* [WHAT THE TASK REQUIRES] All of the lines below are to be printed again exactly; images are excluded from the output.

* [DATA EXCERPTS]
━━━━━━━━━━

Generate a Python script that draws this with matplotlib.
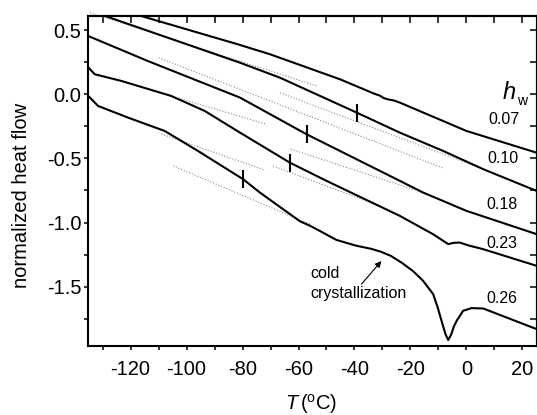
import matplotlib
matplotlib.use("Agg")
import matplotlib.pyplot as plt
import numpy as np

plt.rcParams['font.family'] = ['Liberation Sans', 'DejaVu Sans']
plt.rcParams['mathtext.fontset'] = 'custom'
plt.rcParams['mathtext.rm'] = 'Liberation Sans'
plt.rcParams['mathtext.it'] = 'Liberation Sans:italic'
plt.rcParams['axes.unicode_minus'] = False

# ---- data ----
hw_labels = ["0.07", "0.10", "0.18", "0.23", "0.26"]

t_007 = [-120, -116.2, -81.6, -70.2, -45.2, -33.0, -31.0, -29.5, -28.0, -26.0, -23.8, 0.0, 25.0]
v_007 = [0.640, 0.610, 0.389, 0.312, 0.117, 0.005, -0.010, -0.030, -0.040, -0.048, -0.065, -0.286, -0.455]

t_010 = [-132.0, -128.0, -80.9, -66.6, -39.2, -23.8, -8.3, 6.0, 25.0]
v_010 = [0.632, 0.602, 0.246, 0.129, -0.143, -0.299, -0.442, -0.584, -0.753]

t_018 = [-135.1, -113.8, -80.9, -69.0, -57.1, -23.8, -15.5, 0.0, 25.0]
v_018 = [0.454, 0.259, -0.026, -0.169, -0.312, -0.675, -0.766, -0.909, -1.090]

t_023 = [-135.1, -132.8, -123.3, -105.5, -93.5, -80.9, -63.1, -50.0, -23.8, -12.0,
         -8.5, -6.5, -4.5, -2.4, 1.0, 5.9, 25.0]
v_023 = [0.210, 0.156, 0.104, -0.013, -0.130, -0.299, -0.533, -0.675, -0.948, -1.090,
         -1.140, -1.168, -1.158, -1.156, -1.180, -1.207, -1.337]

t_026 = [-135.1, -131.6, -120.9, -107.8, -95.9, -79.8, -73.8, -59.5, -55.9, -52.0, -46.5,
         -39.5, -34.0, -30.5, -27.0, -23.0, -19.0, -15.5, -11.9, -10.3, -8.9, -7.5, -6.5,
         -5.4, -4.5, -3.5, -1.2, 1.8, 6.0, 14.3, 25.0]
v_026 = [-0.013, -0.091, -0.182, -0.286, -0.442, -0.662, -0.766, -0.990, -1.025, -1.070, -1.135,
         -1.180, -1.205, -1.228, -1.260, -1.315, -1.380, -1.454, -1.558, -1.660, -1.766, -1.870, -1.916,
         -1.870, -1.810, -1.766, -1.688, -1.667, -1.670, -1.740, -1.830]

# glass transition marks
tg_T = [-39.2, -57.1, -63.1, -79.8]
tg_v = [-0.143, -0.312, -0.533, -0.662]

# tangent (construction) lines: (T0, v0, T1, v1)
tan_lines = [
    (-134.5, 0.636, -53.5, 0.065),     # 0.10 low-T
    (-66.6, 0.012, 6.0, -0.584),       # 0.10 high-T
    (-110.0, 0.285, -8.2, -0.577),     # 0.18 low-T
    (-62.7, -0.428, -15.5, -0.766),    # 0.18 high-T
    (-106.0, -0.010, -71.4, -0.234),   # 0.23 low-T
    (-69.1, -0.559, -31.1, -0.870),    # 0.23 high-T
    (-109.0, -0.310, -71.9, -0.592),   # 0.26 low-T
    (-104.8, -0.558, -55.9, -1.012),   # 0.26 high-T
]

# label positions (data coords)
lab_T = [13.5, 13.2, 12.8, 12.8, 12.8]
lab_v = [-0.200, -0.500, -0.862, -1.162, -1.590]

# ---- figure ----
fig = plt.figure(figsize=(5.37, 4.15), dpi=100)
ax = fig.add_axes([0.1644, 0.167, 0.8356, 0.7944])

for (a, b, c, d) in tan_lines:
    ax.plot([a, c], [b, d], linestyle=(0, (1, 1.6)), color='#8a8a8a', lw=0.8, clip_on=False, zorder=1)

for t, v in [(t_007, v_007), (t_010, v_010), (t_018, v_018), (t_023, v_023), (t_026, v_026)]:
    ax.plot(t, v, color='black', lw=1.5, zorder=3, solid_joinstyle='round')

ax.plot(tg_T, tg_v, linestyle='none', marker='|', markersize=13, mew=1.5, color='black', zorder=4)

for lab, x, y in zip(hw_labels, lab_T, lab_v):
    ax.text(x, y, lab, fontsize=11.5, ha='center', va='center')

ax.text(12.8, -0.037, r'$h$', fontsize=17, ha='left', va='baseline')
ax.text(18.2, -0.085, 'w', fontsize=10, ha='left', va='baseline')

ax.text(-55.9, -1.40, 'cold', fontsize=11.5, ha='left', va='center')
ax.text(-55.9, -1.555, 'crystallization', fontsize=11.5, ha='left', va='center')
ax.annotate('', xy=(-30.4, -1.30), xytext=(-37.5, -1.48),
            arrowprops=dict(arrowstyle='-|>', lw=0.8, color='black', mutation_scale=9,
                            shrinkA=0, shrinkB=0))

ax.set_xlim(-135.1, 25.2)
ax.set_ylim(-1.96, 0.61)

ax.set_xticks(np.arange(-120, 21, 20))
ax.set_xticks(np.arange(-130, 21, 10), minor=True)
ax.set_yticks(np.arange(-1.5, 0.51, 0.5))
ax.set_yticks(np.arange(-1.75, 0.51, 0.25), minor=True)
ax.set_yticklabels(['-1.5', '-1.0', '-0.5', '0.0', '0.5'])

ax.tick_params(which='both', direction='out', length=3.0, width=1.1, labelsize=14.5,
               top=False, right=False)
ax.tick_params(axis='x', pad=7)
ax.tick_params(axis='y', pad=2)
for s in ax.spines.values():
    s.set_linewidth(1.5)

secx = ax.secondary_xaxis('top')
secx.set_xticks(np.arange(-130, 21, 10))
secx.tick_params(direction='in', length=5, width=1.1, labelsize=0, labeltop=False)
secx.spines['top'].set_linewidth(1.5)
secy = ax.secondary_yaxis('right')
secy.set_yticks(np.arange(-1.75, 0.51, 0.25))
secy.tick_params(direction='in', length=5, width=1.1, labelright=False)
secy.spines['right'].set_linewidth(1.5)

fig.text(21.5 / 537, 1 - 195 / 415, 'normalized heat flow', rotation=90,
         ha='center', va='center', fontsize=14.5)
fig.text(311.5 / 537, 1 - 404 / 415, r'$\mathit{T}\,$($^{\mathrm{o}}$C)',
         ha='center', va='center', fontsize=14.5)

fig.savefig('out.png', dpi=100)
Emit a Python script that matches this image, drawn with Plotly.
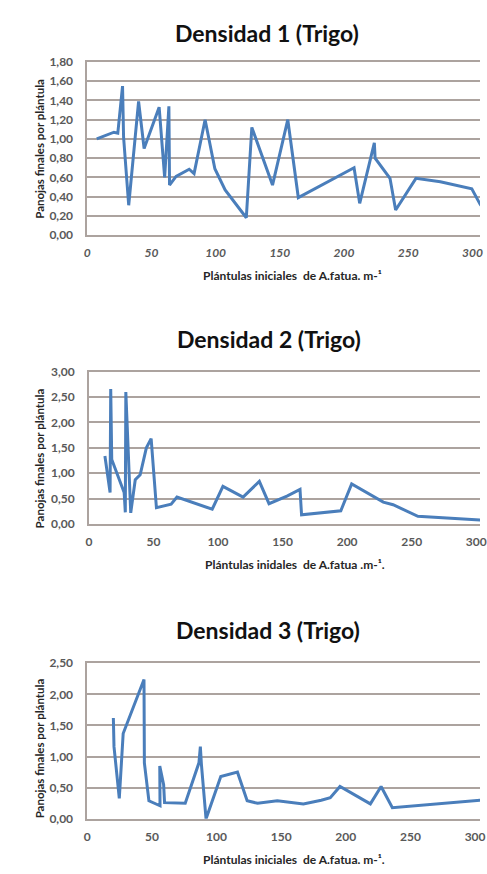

━━━━━━━━━━

* [EXERCISE OUTPUT]
Generate a Python script that draws this with matplotlib.
import matplotlib
matplotlib.use("Agg")
import matplotlib.pyplot as plt
import numpy as np

plt.rcParams['font.family'] = ['Liberation Sans', 'DejaVu Sans']
plt.rcParams['mathtext.fontset'] = 'custom'
plt.rcParams['mathtext.rm'] = 'Liberation Sans'
plt.rcParams['mathtext.it'] = 'Liberation Sans:italic'
plt.rcParams['axes.unicode_minus'] = False

# ---- data ----
hw_labels = ["0.07", "0.10", "0.18", "0.23", "0.26"]

t_007 = [-120, -116.2, -81.6, -70.2, -45.2, -33.0, -31.0, -29.5, -28.0, -26.0, -23.8, 0.0, 25.0]
v_007 = [0.640, 0.610, 0.389, 0.312, 0.117, 0.005, -0.010, -0.030, -0.040, -0.048, -0.065, -0.286, -0.455]

t_010 = [-132.0, -128.0, -80.9, -66.6, -39.2, -23.8, -8.3, 6.0, 25.0]
v_010 = [0.632, 0.602, 0.246, 0.129, -0.143, -0.299, -0.442, -0.584, -0.753]

t_018 = [-135.1, -113.8, -80.9, -69.0, -57.1, -23.8, -15.5, 0.0, 25.0]
v_018 = [0.454, 0.259, -0.026, -0.169, -0.312, -0.675, -0.766, -0.909, -1.090]

t_023 = [-135.1, -132.8, -123.3, -105.5, -93.5, -80.9, -63.1, -50.0, -23.8, -12.0,
         -8.5, -6.5, -4.5, -2.4, 1.0, 5.9, 25.0]
v_023 = [0.210, 0.156, 0.104, -0.013, -0.130, -0.299, -0.533, -0.675, -0.948, -1.090,
         -1.140, -1.168, -1.158, -1.156, -1.180, -1.207, -1.337]

t_026 = [-135.1, -131.6, -120.9, -107.8, -95.9, -79.8, -73.8, -59.5, -55.9, -52.0, -46.5,
         -39.5, -34.0, -30.5, -27.0, -23.0, -19.0, -15.5, -11.9, -10.3, -8.9, -7.5, -6.5,
         -5.4, -4.5, -3.5, -1.2, 1.8, 6.0, 14.3, 25.0]
v_026 = [-0.013, -0.091, -0.182, -0.286, -0.442, -0.662, -0.766, -0.990, -1.025, -1.070, -1.135,
         -1.180, -1.205, -1.228, -1.260, -1.315, -1.380, -1.454, -1.558, -1.660, -1.766, -1.870, -1.916,
         -1.870, -1.810, -1.766, -1.688, -1.667, -1.670, -1.740, -1.830]

# glass transition marks
tg_T = [-39.2, -57.1, -63.1, -79.8]
tg_v = [-0.143, -0.312, -0.533, -0.662]

# tangent (construction) lines: (T0, v0, T1, v1)
tan_lines = [
    (-134.5, 0.636, -53.5, 0.065),     # 0.10 low-T
    (-66.6, 0.012, 6.0, -0.584),       # 0.10 high-T
    (-110.0, 0.285, -8.2, -0.577),     # 0.18 low-T
    (-62.7, -0.428, -15.5, -0.766),    # 0.18 high-T
    (-106.0, -0.010, -71.4, -0.234),   # 0.23 low-T
    (-69.1, -0.559, -31.1, -0.870),    # 0.23 high-T
    (-109.0, -0.310, -71.9, -0.592),   # 0.26 low-T
    (-104.8, -0.558, -55.9, -1.012),   # 0.26 high-T
]

# label positions (data coords)
lab_T = [13.5, 13.2, 12.8, 12.8, 12.8]
lab_v = [-0.200, -0.500, -0.862, -1.162, -1.590]

# ---- figure ----
fig = plt.figure(figsize=(5.37, 4.15), dpi=100)
ax = fig.add_axes([0.1644, 0.167, 0.8356, 0.7944])

for (a, b, c, d) in tan_lines:
    ax.plot([a, c], [b, d], linestyle=(0, (1, 1.6)), color='#8a8a8a', lw=0.8, clip_on=False, zorder=1)

for t, v in [(t_007, v_007), (t_010, v_010), (t_018, v_018), (t_023, v_023), (t_026, v_026)]:
    ax.plot(t, v, color='black', lw=1.5, zorder=3, solid_joinstyle='round')

ax.plot(tg_T, tg_v, linestyle='none', marker='|', markersize=13, mew=1.5, color='black', zorder=4)

for lab, x, y in zip(hw_labels, lab_T, lab_v):
    ax.text(x, y, lab, fontsize=11.5, ha='center', va='center')

ax.text(12.8, -0.037, r'$h$', fontsize=17, ha='left', va='baseline')
ax.text(18.2, -0.085, 'w', fontsize=10, ha='left', va='baseline')

ax.text(-55.9, -1.40, 'cold', fontsize=11.5, ha='left', va='center')
ax.text(-55.9, -1.555, 'crystallization', fontsize=11.5, ha='left', va='center')
ax.annotate('', xy=(-30.4, -1.30), xytext=(-37.5, -1.48),
            arrowprops=dict(arrowstyle='-|>', lw=0.8, color='black', mutation_scale=9,
                            shrinkA=0, shrinkB=0))

ax.set_xlim(-135.1, 25.2)
ax.set_ylim(-1.96, 0.61)

ax.set_xticks(np.arange(-120, 21, 20))
ax.set_xticks(np.arange(-130, 21, 10), minor=True)
ax.set_yticks(np.arange(-1.5, 0.51, 0.5))
ax.set_yticks(np.arange(-1.75, 0.51, 0.25), minor=True)
ax.set_yticklabels(['-1.5', '-1.0', '-0.5', '0.0', '0.5'])

ax.tick_params(which='both', direction='out', length=3.0, width=1.1, labelsize=14.5,
               top=False, right=False)
ax.tick_params(axis='x', pad=7)
ax.tick_params(axis='y', pad=2)
for s in ax.spines.values():
    s.set_linewidth(1.5)

secx = ax.secondary_xaxis('top')
secx.set_xticks(np.arange(-130, 21, 10))
secx.tick_params(direction='in', length=5, width=1.1, labelsize=0, labeltop=False)
secx.spines['top'].set_linewidth(1.5)
secy = ax.secondary_yaxis('right')
secy.set_yticks(np.arange(-1.75, 0.51, 0.25))
secy.tick_params(direction='in', length=5, width=1.1, labelright=False)
secy.spines['right'].set_linewidth(1.5)

fig.text(21.5 / 537, 1 - 195 / 415, 'normalized heat flow', rotation=90,
         ha='center', va='center', fontsize=14.5)
fig.text(311.5 / 537, 1 - 404 / 415, r'$\mathit{T}\,$($^{\mathrm{o}}$C)',
         ha='center', va='center', fontsize=14.5)

fig.savefig('out.png', dpi=100)
Emit a Python script that matches this image, drawn with Plotly.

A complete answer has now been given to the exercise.